Goal of the exercise
Reproduce the listing below exactly, beginning with its first line and ending with the line that holds "import pandas as pd"; pictures are not part of the copy.

■ ■ ■ ■

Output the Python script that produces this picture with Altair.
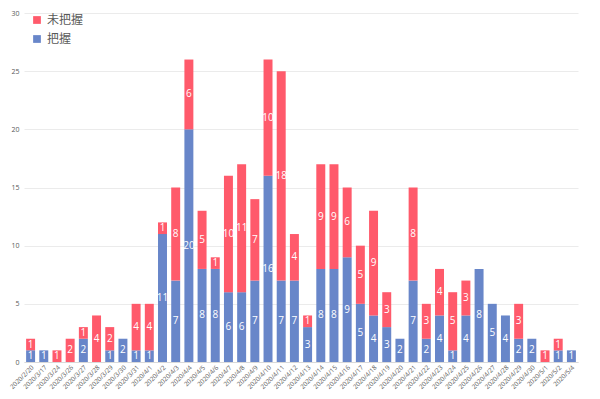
import altair as alt
import pandas as pd

dates = ["2020/2/20", "2020/3/17", "2020/3/24", "2020/3/26", "2020/3/27", "2020/3/28",
         "2020/3/29", "2020/3/30", "2020/3/31", "2020/4/1", "2020/4/2", "2020/4/3",
         "2020/4/4", "2020/4/5", "2020/4/6", "2020/4/7", "2020/4/8", "2020/4/9",
         "2020/4/10", "2020/4/11", "2020/4/12", "2020/4/13", "2020/4/14", "2020/4/15",
         "2020/4/16", "2020/4/17", "2020/4/18", "2020/4/19", "2020/4/20", "2020/4/21",
         "2020/4/22", "2020/4/23", "2020/4/24", "2020/4/25", "2020/4/26", "2020/4/27",
         "2020/4/28", "2020/4/29", "2020/4/30", "2020/5/1", "2020/5/2", "2020/5/4"]
known = [1, 1, 0, 0, 2, 0, 1, 2, 1, 1, 11, 7, 20, 8, 8, 6, 6, 7, 16, 7, 7, 3, 8, 8,
         9, 5, 4, 3, 2, 7, 2, 4, 1, 4, 8, 5, 4, 2, 2, 0, 1, 1]
unknown = [1, 0, 1, 2, 1, 4, 2, 0, 4, 4, 1, 8, 6, 5, 1, 10, 11, 7, 10, 18, 4, 1, 9, 9,
           6, 5, 9, 3, 0, 8, 3, 4, 5, 3, 0, 0, 0, 3, 0, 1, 1, 0]
series = ["未把握", "把握"]
colors = ["#FF5A6B", "#6886C9"]

rows = []
for d, k, u in zip(dates, known, unknown):
    rows.append({"date": d, "series": "把握", "value": k, "ord": 0})
    rows.append({"date": d, "series": "未把握", "value": u, "ord": 1})
df = pd.DataFrame(rows)

W, H = 554, 349

base = alt.Chart(df).transform_stack(
    stack="value", groupby=["date"], as_=["v0", "v1"], sort=[alt.SortField("ord")]
).transform_calculate(mid="(datum.v0 + datum.v1) / 2")

xenc = alt.X("date:N", sort=dates, title=None,
             scale=alt.Scale(paddingInner=0.32, paddingOuter=0.16),
             axis=alt.Axis(labelAngle=-45, labelFontSize=6.4, labelColor="#595959",
                           ticks=False, domainColor="#d9d9d9", labelPadding=2,
                           labelFont="Open Sans"))

bars = base.mark_bar().encode(
    x=xenc,
    y=alt.Y("v0:Q", title=None, scale=alt.Scale(domain=[0, 30]),
            axis=alt.Axis(values=[0, 5, 10, 15, 20, 25, 30], labelFontSize=7,
                          labelColor="#595959", ticks=False, domain=False,
                          gridColor="#ebebeb", labelPadding=5, labelFont="Open Sans")),
    y2="v1:Q",
    color=alt.Color("series:N", scale=alt.Scale(domain=series, range=colors),
                    legend=alt.Legend(title=None, orient="none", legendX=7, legendY=1,
                                      symbolType="square", symbolSize=60,
                                      labelFontSize=12, labelColor="#595959",
                                      labelFont="Noto Sans CJK JP", rowPadding=7,
                                      padding=0, symbolStrokeWidth=0)),
)

labels = base.transform_filter("datum.value > 0").mark_text(
    color="white", fontSize=10, font="Open Sans", baseline="middle"
).encode(
    x=alt.X("date:N", sort=dates),
    y=alt.Y("mid:Q"),
    text="value:Q",
)

chart = alt.layer(bars, labels).properties(
    width=W, height=H,
    autosize=alt.AutoSizeParams(type="none"),
    padding={"left": 16, "top": 5, "right": 10, "bottom": 29},
).configure_view(stroke=None)

chart.save("out.html", embed_options={"renderer": "svg", "actions": False})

■ ■ ■ ■

Answer to this exercise
Output the Python script that produces this picture with Altair.
import altair as alt
import pandas as pd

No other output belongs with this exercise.